Friday, 13 April 2012

Crime after Crime

This movie is a rather disheartening look at the justice system of America, as it pertains to the case of Debbie Peagler. In Crime after Crime, we get her story, and the story of her lawyers trying to free her while been constrained by the system.

When young, Debbie was captivated by a charismatic man, Oliver, but was soon working for him, suffering abuse and even producing a daughter that was also abused. Using the local gang members, she led Oliver to be killed by them. So, she was definitely involved with his murder.

However, in the trail against her, the DA said she conspired to kill him for the life insurance money. And convinced her to plead guilty so they wouldn't go for the death penalty, which she did. She went to prison for 25 years. That she had been abused didn't come up.

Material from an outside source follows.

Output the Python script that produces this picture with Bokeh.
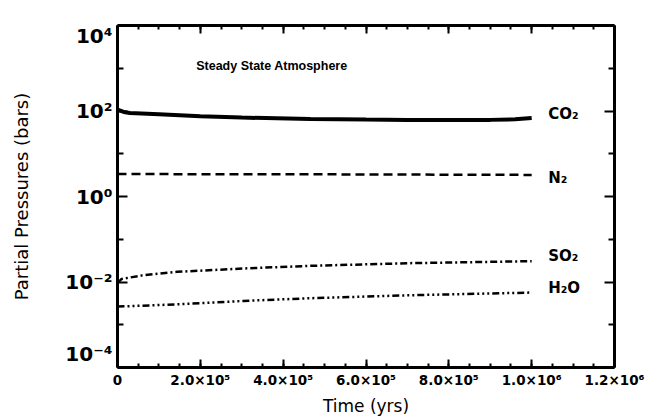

Then about ten years ago a law passed in California that abused women in prison could get their cases re-examined if the abuse was related to the reason they were there. Like in Debbie's case. Which, if it was taken into account, would mean that she should only have been incarcerated for six years. By the time the two people take on her case, she had been in prison for over 20 years.

And what the lawyers find is that the DA knew about the abuse, weren't intending to go for the death penalty anyway, and led the one witness they had against her. And covered up their own actions, and continued to deny her parole (which it seems the justice system does anyway, even despite the other considerations of her case).

The film follows her case for a number of years, culminating in her... to be honest, I'm not sure how much the lawyers really managed to do, versus the fact that by the time of the last hearing she had pneumonia and only had days/months to live. But to spoil it, yes she finally gets out. By this time, we've seen more than a few injustices, and she is only indicative of worse things happening in the system.

So, a bleak film to see, and, in my cynical view, demonstrates typical actions of the political justice system. So, joy there.